A titre tout à fait personnel, je conseillerais volontiers à Abdel Kechiche, Brahim Chioua et Vincent Maraval, certainement des personnes respectables, de s’expliquer à propos des réelles cadences horaires et conditions de tournage de « la vie d’Adèle ». Car il ne peut y avoir fronde s’il n’y a pas eu faute au regard du code du travail et des lois les plus élémentaires. Tous ces gens qui disent avoir souffert ne peuvent mentir juste pour provoquer. La vérité est là et elle doit faire surgir toutes ses aspérités même les plus cruelles pour comprendre pourquoi on en est arrivé à de tels excès, visiblement avec un réalisateur qui faisait ce qu’il voulait, avec la bénédiction de ses producteurs.
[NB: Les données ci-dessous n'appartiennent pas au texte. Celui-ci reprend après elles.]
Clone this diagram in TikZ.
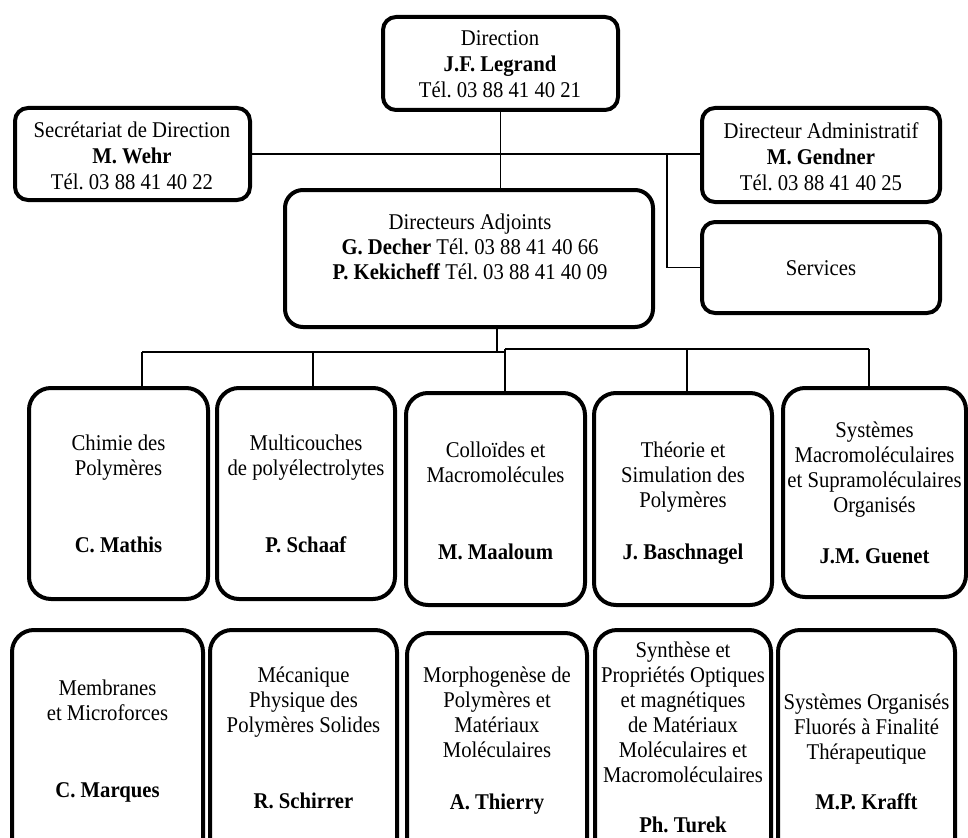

Chaque jour qui passe, rend le silence de ces trois personnes, Kechiche, Chioua et Maraval, de plus en plus assourdissant et étouffant. S’il y a eu excès ou faute, les responsables doivent s’expliquer. La palme d’Or n’exonère pas d’un débat public et de la vérité. La palme d’or ne protège pas, n’est pas un paravent. Elle honore un film à un instant T, simplement.
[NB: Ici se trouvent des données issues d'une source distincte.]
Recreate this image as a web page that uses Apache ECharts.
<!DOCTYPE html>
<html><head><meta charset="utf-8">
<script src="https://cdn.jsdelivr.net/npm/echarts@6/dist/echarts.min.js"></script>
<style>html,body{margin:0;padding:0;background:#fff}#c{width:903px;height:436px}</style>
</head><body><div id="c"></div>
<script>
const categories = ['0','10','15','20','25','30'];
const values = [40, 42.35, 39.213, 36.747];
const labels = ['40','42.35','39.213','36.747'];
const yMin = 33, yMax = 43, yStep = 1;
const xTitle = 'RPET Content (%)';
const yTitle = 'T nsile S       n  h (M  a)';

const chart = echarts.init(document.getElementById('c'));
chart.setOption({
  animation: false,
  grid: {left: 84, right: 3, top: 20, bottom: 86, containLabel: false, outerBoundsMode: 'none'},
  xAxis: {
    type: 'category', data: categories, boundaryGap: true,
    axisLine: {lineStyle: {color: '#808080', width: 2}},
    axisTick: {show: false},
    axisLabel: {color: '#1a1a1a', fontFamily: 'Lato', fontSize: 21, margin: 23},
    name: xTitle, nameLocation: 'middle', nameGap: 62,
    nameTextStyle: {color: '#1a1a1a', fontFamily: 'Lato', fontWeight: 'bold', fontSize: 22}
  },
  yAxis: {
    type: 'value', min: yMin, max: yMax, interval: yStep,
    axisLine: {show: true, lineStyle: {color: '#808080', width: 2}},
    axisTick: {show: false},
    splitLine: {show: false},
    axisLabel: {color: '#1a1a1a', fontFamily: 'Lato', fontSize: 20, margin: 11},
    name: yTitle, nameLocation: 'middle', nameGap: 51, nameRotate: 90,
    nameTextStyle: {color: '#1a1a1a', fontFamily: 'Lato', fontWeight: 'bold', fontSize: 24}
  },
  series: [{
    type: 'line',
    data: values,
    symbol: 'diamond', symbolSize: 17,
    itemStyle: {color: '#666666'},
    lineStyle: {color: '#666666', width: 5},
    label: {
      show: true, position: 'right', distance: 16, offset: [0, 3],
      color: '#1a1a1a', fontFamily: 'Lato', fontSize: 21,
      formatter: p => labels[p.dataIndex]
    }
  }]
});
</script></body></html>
Si Abdel Kechiche et ses producteurs n’ont rien à craindre, qu’ils créent une grande réunion à laquelle seront conviés tous les protagonistes du film pour s’expliquer devant la presse, le cnc, le ministère de la culture, les syndicats et le monde du travail. Tout le monde en sortirait grandi. Car nous devons comprendre ce qui s’est réellement passé pour que de telles expériences ne se reproduisent plus.

Nous vivons dans un monde de la communication à outrance et Vincent Maraval sait comment procéder lorsqu’il veut faire passer un message. Il nous l’a prouvé à l’automne dernier avec sa polémique lancée dans Le Monde. Je serai profondément choqué s’il ne sortait pas du bois où il s’est réfugié actuellement. Question de respect et d’élégance humaine par rapport à tous ces anonymes qui ont visiblement et réellement soufferts en participant à « la vie d’Adèle » qui s’annonce désormais comme un véritable cauchemar de tournage à ne plus revivre.